Un régime fasciste, nazi, à l’état pur

Voici encore ce qu’ont dit plusieurs intervenants, Michel Kilo, le chercheur Jean-Pierre Filiu et l’ambassadeur de la Coalition nationale syrienne, Monzer Makhous. Le régime Assad avait initialement prétendu que l’opposition qui a surgi en 2011-2012 était le fait de bande terroristes organisées et financées de l’extérieur – comprendre l’Arabie Saoudite et le Qatar.

Or, pratiquement tous les intellectuels, totalement désarmés, qui ont osé exprimer une opposition ont été arrêtés, 621 personnes selon Michel Kilo. Dans une phase ultérieure, Bachar al-Assad avait invité des opposants à former un gouvernement d’ouverture, afin de faire face aux jihadistes. Ces opposants-là ont ensuite été intimidés, et ne sont pratiquement plus présents à aucun niveau.

Toute la stratégie du régime consiste à laisser les jihadistes se tailler de petits émirats sur le territoire, et de les contenir sans les détruire. Ainsi, l’opposition démocratique n’a plus d’espace.
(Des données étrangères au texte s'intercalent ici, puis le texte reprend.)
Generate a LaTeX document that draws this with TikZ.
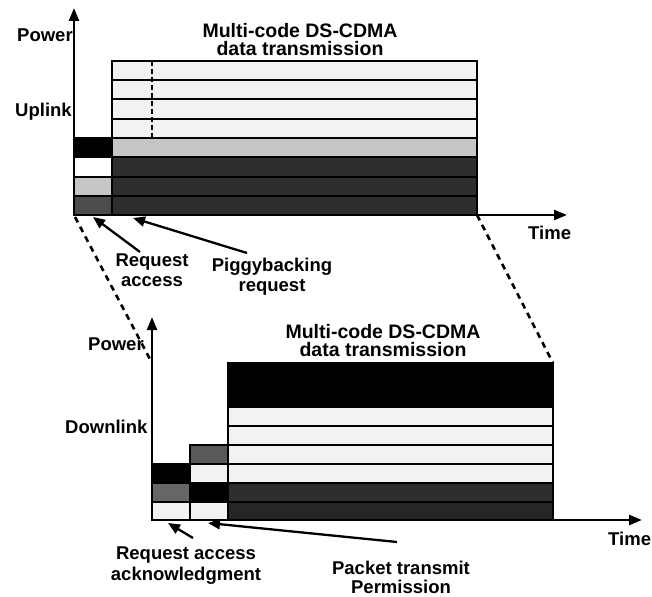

Elle n’était jamais censée en avoir, et tout contact à la loyale est impossible, car le régime ne tient que par les services secrets et l’opposant loyal est arrêté, ou intimidé, ou pire. C’est un régime vampire.

L’éducation, seule bonne nouvelle

Seule bonne nouvelle, les baccalauréats syriens seront désormais reconnus par la France. L’ambassadeur de France en Syrie, Eric Chevallier, s’est même rendu récemment à la frontière syrienne pour recueillir 150 copies sur les 3000 existantes, afin de participer à la double correction et crédibiliser le processus.